It can hardly be denied that violence has a peculiarly vicarious allure in the modern mass media environment, regardless of whether we are talking ratings, book sales, ticket sales, clicks, or good old-fashioned circulation. Think James Patterson, the “world’s best-selling author”. Consider the amazing proliferation of “acronymy” crime dramas (CSI, NYPD, SVU, …) showing in primetime across the globe, the drooly critical praise for programs like The Sopranos and The Wire, and of course the Underbelly phenomenon in Australia. We might not “like” violence; indeed many or most of us despise it, but it sure does tend to get our attention. As notionally interesting as the latest deliberations of parliamentary sub-committee D31 are, we can’t expect our [yawn] elected representatives to seriously compete for our time and interest with this week’s fictional serial killer, can we?
The supremacy of violence (perhaps rivalled only by sex) as an attention magnet in today’s information-saturated world poses some serious questions of old-fashioned peaceful protest in the democratic tradition. Arundhati Roy, speaking to Stephen Moss in The Guardian about her ties to Maoist guerrillas in India, sums things up quite succinctly:
Does she condemn that violence? “I don’t condemn it anymore,” she says, “If you’re an adivasi [tribal Indian] living in a forest village and 800 CRP [Central Reserve Police] come and surround your village and start burning it, what are you supposed to do? Are you supposed to go on hunger strike? Can the hungry go on a hunger strike? Non-violence is a piece of theatre. You need an audience. What can you do when you have no audience?”

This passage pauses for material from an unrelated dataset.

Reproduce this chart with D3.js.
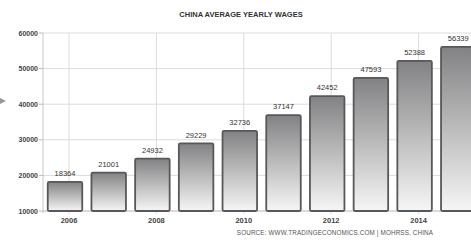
<!DOCTYPE html>
<html><head><meta charset="utf-8">
<script src="https://cdn.jsdelivr.net/npm/d3@7"></script>
<style>body{margin:0;background:#fff}svg{display:block}</style>
</head><body>
<script>
const years = ["2006","2007","2008","2009","2010","2011","2012","2013","2014","2015"];
const wages = [18364,21001,24932,29229,32736,37147,42452,47593,52388,56339];
const yTicks = [10000,20000,30000,40000,50000,60000];
const xTickLabels = ["2006","2008","2010","2012","2014"];
const title = "CHINA AVERAGE YEARLY WAGES";
const source = "SOURCE: WWW.TRADINGECONOMICS.COM  |  MOHRSS, CHINA";

(function(){
const W = 471, H = 246;
const svg = d3.select("body").append("svg").attr("width", W).attr("height", H);
const defs = svg.append("defs");
const grad = defs.append("linearGradient").attr("id","bg").attr("x1",0).attr("y1",0).attr("x2",0).attr("y2",1);
grad.append("stop").attr("offset","0%").attr("stop-color","#828284");
grad.append("stop").attr("offset","100%").attr("stop-color","#f6f6f6");

const pL = 43, pR = 471, pT = 33, pB = 211;
const y = d3.scaleLinear().domain([10000,60000]).range([pB, pT]);
const x = d3.scaleBand().domain(years).range([47 - 3.85, 47 - 3.85 + 43.7*10]).paddingInner(0.176).paddingOuter(0.088);

svg.append("g").selectAll("line").data(yTicks).join("line")
  .attr("x1", pL).attr("x2", pR).attr("y1", d=>y(d)).attr("y2", d=>y(d))
  .attr("stroke","#dcdcdc").attr("stroke-width",1);
const gx = d => x(d) + x.bandwidth()/2 + 4;
svg.append("g").selectAll("line").data(xTickLabels).join("line")
  .attr("x1", gx).attr("x2", gx).attr("y1", pT).attr("y2", pB + 3)
  .attr("stroke","#dcdcdc").attr("stroke-width",1);

svg.append("line").attr("x1",pL).attr("x2",pL).attr("y1",pT).attr("y2",pB+2).attr("stroke","#c8c8c8");
svg.append("line").attr("x1",pL).attr("x2",pR).attr("y1",pB).attr("y2",pB).attr("stroke","#c8c8c8");

svg.append("g").selectAll("text").data(yTicks).join("text")
  .attr("x", 38).attr("y", d=>y(d)+2.5).attr("text-anchor","end")
  .attr("font-family","Liberation Sans, Arial, sans-serif").attr("font-weight","bold")
  .attr("font-size",7).attr("fill","#444").text(d=>d);
svg.append("g").selectAll("line").data(yTicks).join("line")
  .attr("x1",39).attr("x2",pL).attr("y1",d=>y(d)).attr("y2",d=>y(d)).attr("stroke","#bbb");

svg.append("g").selectAll("rect").data(wages).join("rect")
  .attr("x",(d,i)=>x(years[i])+0.75).attr("y",d=>y(d)+0.75)
  .attr("width",x.bandwidth()-1.5).attr("height",d=>pB - y(d) - 0.75)
  .attr("rx",1.5)
  .attr("fill","url(#bg)").attr("stroke","#58585a").attr("stroke-width",1.8);

svg.append("g").selectAll("text").data(wages).join("text")
  .attr("x",(d,i)=>x(years[i])+x.bandwidth()/2).attr("y",d=>y(d)-5)
  .attr("text-anchor","middle").attr("font-family","Liberation Sans, Arial, sans-serif")
  .attr("font-size",7.5).attr("fill","#333").text(d=>d);

svg.append("g").selectAll("text").data(xTickLabels).join("text")
  .attr("x", gx).attr("y", 223).attr("text-anchor","middle")
  .attr("font-family","Liberation Sans, Arial, sans-serif").attr("font-weight","bold")
  .attr("font-size",7.5).attr("fill","#444").text(d=>d);

svg.append("text").attr("x",241).attr("y",17).attr("text-anchor","middle")
  .attr("font-family","Liberation Sans, Arial, sans-serif").attr("font-weight","bold")
  .attr("font-size",7.5).attr("fill","#333").text(title);

svg.append("text").attr("x",335).attr("y",235).attr("text-anchor","middle")
  .attr("font-family","Liberation Sans, Arial, sans-serif")
  .attr("font-size",6.3).attr("letter-spacing",0.15).attr("fill","#555").text(source);

svg.append("path").attr("d","M0,98 L6,101 L0,104 Z").attr("fill","#999");
})();
</script>
</body></html>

Violence attracts audiences. When up to 500,000 people marched peacefully through the streets of London in opposition to the Conservative Government’s cuts agenda in March this year, most people outside the UK only heard about it because of the violent actions of a tiny minority of self-styled anarchists and thugs. And whilst peaceful protest has underpinned most of the populist movements of the so-called Arab Spring, violence has clearly had a role to play, from Mohamed Bouazizi’s defining act of self-immolation in Tunisia, through to the mortar attack on President Ali Abdullah Saleh’s compound which looks likely to prove decisive in Yemen. The magnetism of violence has arguably even created a perverse imperative for protest movements to “bait” governments into responding disproportionately, in order to attract the attention of the “great and the good” and the global mass media. Only escalating violence forced the global community’s clumsy fist to swing in Libya, and sadly it appears that only comparatively violent escalations in places such as Bahrain and Syria are likely to provoke serious, co-ordinated global responses there.
It is a paradox that in the largely peaceful, meticulously ordered societies most of us live in today, individual acts of violence are proving to be as effective a tool for attracting attention as they have ever been. Perhaps in retrospect, following 9/11 and the culmination of a decade-long international obsession with Osama bin Laden, this really shouldn’t be a surprise to any of us.